## Written instruction
Only the lines from the one with "Clone this chart in seaborn and matplotlib." through the one with "from matplotlib.patches import Rectangle", inclusive, should be echoed exactly; pictures are left out.

## Provided information
╭──
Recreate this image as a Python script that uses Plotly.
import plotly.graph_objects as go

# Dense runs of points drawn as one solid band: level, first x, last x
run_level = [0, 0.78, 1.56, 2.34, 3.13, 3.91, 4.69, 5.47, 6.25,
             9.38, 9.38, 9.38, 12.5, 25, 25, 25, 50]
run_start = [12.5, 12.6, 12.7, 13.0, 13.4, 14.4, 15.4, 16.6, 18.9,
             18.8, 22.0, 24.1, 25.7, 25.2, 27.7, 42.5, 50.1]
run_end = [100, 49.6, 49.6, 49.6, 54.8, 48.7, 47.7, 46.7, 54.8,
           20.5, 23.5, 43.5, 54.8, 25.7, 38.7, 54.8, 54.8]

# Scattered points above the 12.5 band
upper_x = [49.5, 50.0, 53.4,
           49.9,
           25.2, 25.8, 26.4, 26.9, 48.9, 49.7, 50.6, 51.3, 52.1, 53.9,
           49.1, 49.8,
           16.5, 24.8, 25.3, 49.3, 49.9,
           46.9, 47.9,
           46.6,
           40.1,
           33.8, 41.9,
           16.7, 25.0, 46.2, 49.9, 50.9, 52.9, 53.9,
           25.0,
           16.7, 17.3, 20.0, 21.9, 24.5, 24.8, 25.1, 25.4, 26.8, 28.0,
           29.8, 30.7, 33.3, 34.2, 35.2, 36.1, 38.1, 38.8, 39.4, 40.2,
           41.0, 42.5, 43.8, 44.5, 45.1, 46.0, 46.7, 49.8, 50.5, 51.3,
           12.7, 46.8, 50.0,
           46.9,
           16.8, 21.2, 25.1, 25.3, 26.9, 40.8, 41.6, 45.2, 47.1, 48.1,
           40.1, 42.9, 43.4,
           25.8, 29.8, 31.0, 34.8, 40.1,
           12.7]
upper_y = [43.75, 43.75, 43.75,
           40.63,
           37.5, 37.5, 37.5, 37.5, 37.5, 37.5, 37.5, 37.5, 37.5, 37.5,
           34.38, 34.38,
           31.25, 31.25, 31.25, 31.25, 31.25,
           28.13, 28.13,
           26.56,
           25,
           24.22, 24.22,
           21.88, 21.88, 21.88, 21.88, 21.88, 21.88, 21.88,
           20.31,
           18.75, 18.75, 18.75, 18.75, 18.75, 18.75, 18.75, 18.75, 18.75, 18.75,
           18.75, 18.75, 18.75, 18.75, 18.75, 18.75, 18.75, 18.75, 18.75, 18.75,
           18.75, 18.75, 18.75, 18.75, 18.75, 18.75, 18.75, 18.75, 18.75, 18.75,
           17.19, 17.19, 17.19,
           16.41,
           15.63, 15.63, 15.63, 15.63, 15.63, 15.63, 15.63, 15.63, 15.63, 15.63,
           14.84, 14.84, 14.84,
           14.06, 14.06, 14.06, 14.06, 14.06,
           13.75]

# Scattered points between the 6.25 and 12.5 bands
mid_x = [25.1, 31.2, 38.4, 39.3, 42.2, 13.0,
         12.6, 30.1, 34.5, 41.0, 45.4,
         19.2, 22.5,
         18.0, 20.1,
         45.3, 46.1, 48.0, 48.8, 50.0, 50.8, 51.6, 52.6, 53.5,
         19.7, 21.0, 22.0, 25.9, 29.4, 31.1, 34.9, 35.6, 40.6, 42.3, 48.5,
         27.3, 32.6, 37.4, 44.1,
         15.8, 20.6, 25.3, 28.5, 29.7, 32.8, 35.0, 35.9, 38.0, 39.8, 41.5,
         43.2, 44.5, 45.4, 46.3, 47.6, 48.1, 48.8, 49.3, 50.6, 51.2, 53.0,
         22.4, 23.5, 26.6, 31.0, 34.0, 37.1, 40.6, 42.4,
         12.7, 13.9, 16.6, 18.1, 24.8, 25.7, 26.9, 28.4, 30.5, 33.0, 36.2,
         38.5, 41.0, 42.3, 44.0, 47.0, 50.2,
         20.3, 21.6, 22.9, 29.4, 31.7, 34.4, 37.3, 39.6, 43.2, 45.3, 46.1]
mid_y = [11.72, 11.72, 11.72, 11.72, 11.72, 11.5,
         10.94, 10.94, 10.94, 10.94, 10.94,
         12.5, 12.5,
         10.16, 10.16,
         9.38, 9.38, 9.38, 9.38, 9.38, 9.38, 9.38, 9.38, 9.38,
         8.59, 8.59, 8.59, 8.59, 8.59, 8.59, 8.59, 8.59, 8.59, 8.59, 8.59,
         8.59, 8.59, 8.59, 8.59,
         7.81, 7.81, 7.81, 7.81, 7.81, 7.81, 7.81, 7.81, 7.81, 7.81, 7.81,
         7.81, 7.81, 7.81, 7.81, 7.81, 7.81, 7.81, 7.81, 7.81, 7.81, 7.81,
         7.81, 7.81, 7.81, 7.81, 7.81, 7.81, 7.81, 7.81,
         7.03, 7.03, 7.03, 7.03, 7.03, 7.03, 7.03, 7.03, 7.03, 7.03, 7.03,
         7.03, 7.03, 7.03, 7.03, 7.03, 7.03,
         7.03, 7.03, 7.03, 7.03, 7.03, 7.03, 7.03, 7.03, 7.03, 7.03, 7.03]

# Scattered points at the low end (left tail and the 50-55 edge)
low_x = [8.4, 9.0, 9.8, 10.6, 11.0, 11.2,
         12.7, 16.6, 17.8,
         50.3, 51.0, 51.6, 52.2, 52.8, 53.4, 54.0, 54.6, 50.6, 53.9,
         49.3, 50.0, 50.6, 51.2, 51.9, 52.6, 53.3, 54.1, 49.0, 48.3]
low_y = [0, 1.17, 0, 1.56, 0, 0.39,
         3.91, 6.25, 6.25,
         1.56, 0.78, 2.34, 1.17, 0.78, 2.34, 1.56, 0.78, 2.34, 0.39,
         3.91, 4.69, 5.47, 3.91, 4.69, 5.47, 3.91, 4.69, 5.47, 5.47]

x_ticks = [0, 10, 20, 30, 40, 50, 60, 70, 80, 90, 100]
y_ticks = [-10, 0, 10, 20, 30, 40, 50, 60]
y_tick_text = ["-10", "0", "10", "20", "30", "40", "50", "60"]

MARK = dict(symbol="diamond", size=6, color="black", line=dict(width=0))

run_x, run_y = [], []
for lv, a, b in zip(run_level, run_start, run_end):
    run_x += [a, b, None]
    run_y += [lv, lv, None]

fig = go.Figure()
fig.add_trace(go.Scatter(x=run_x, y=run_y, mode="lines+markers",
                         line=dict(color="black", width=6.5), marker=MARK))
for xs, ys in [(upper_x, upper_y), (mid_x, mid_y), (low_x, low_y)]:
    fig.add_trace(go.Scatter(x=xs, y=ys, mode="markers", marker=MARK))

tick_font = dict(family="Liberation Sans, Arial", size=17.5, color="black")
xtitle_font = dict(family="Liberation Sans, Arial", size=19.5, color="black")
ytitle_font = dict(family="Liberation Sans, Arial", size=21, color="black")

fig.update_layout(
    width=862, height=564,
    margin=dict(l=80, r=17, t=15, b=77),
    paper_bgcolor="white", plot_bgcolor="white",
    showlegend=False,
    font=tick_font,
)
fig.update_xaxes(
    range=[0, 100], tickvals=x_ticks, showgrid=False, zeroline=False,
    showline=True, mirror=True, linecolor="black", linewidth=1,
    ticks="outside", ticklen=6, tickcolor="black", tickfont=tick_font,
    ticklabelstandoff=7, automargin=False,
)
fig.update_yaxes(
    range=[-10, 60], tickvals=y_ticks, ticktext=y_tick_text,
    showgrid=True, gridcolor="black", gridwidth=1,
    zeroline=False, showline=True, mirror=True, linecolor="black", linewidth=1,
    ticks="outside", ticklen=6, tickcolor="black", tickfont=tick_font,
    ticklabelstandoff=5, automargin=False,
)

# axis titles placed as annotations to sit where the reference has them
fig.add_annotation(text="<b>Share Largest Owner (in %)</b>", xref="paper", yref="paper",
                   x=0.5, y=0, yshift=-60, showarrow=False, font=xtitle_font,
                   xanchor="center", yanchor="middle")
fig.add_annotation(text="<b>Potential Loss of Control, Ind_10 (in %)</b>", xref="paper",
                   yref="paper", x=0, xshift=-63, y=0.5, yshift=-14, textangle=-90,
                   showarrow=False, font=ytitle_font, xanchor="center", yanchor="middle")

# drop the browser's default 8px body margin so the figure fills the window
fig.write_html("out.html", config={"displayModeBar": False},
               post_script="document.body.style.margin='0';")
╰──
╭──
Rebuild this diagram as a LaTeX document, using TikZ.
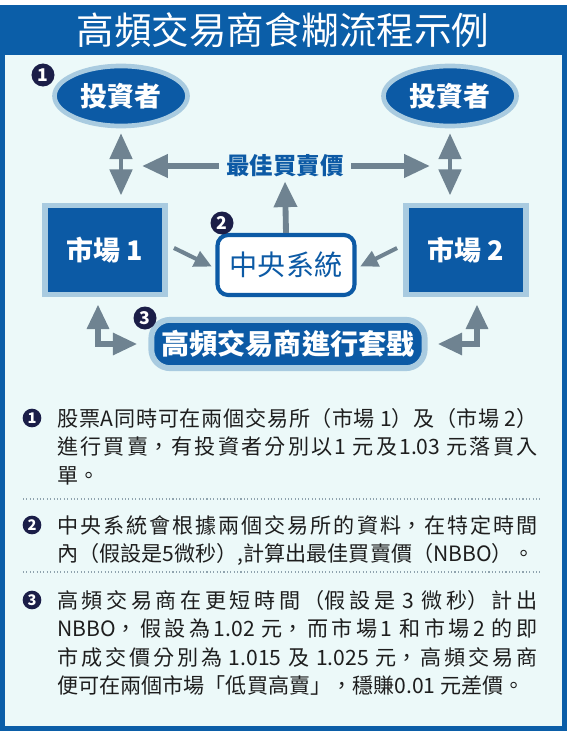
╰──
╭──
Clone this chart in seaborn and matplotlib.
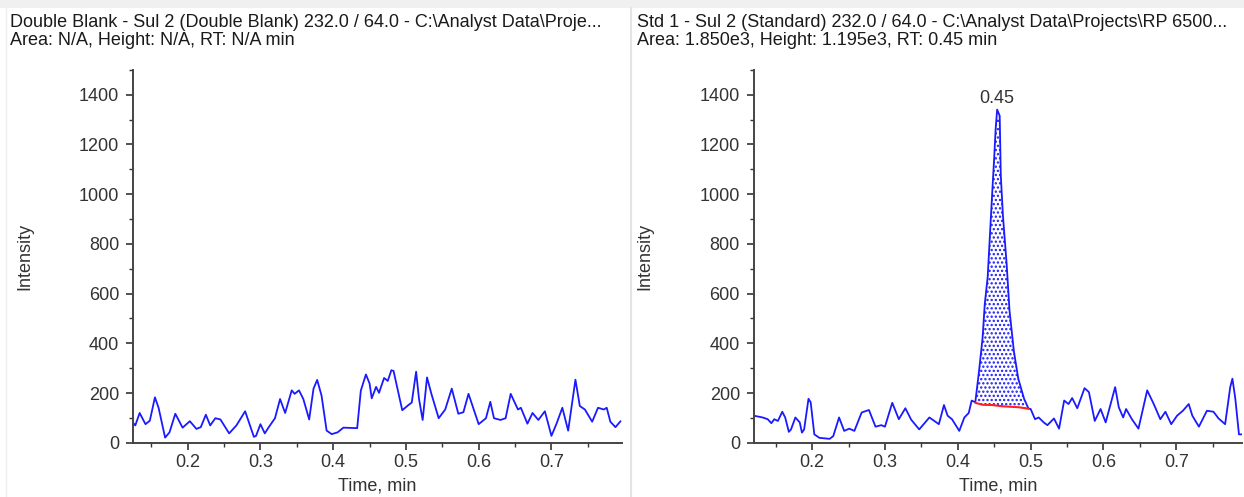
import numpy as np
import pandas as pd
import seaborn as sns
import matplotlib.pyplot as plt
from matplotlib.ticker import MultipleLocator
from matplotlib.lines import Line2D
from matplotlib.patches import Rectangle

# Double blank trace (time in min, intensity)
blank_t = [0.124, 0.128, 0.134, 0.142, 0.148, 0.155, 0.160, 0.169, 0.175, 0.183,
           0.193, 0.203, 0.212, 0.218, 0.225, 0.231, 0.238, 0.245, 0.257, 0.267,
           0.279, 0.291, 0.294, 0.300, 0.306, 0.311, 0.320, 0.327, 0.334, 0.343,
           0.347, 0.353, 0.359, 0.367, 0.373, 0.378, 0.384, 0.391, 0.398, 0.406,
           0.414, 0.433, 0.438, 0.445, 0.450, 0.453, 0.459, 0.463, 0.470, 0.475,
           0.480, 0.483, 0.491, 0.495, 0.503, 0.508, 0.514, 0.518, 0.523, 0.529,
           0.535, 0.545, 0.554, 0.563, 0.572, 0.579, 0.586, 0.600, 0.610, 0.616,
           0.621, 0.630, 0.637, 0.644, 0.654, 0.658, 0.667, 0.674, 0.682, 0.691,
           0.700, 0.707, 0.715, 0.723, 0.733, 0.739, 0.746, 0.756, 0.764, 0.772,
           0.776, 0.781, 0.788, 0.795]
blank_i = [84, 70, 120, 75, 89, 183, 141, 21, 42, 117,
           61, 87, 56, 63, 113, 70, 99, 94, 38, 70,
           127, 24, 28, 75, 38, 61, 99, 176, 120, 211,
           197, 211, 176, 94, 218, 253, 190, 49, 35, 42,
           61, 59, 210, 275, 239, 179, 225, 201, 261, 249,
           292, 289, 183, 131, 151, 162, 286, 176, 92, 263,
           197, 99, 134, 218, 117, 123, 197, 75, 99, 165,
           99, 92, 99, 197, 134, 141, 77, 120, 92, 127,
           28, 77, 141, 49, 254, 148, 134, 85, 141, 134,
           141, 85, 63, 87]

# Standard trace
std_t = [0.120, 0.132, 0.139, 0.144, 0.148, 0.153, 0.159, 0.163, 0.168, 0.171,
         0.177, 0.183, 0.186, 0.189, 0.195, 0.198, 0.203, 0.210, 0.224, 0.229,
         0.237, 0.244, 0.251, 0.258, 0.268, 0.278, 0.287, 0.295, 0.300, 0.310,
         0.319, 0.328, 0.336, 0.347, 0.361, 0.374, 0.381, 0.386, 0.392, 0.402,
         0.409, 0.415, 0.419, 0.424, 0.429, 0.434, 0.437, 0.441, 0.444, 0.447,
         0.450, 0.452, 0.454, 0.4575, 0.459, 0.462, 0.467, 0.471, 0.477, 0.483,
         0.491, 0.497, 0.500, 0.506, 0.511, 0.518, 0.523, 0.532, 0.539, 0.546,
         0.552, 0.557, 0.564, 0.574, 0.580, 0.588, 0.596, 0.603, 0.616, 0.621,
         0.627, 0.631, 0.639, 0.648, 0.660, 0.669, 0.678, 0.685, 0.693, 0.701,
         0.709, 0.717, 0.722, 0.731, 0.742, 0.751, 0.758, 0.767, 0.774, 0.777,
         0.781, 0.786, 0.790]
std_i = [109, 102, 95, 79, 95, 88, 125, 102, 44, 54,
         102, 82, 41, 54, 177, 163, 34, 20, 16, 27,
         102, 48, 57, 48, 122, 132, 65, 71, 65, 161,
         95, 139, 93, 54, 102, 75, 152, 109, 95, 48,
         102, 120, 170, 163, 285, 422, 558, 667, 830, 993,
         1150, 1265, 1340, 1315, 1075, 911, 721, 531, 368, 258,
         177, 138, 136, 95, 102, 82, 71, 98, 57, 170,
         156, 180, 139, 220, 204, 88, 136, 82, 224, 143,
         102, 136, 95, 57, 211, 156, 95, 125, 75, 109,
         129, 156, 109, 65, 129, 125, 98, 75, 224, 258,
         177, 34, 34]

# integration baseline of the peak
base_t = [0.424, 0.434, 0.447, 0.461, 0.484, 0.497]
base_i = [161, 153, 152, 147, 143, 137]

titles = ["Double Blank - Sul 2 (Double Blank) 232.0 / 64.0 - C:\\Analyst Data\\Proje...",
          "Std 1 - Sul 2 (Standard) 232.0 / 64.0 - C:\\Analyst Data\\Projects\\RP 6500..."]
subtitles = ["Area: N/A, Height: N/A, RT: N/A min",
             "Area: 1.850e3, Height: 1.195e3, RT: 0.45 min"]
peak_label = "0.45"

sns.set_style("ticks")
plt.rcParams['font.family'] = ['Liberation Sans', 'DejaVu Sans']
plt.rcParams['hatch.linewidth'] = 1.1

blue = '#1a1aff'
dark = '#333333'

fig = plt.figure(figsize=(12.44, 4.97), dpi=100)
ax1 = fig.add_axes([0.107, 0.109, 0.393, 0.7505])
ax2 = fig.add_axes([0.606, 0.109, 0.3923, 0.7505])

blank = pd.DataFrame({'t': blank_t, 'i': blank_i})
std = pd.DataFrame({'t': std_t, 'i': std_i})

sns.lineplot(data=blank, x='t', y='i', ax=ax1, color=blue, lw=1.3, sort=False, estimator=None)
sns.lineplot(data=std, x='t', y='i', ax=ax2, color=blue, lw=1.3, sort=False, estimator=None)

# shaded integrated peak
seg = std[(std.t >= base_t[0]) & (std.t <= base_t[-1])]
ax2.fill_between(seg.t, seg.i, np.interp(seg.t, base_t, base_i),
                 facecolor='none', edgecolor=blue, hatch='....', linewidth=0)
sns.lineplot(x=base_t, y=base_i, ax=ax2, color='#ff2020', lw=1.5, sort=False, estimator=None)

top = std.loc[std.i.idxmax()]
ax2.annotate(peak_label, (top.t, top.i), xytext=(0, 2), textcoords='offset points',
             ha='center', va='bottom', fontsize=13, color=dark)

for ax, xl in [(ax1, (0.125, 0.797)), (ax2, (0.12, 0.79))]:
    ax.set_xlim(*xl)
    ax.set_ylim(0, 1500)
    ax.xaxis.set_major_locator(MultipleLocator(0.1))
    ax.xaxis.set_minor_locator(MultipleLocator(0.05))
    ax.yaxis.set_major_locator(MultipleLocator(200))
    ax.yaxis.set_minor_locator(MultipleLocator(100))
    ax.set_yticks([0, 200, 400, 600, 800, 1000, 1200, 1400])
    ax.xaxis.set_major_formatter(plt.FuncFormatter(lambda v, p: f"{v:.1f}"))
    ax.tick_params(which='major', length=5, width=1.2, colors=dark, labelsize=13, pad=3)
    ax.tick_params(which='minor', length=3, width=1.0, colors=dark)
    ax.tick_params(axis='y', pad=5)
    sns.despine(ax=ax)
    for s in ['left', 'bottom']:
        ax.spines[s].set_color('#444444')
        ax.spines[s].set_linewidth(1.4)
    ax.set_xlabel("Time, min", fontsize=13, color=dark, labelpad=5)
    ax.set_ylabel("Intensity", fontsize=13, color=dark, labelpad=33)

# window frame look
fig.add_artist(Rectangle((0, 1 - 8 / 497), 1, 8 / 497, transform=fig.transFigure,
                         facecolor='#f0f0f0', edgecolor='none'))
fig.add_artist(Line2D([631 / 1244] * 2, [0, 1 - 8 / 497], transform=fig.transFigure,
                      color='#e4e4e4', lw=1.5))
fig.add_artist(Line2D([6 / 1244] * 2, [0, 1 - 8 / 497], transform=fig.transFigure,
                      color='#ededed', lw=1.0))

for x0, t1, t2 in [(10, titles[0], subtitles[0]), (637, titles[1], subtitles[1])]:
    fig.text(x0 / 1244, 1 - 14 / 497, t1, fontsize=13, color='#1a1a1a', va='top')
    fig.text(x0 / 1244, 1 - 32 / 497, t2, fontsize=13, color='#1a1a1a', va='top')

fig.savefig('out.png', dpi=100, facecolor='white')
╰──
## Task solution
Clone this chart in seaborn and matplotlib.
import numpy as np
import pandas as pd
import seaborn as sns
import matplotlib.pyplot as plt
from matplotlib.ticker import MultipleLocator
from matplotlib.lines import Line2D
from matplotlib.patches import Rectangle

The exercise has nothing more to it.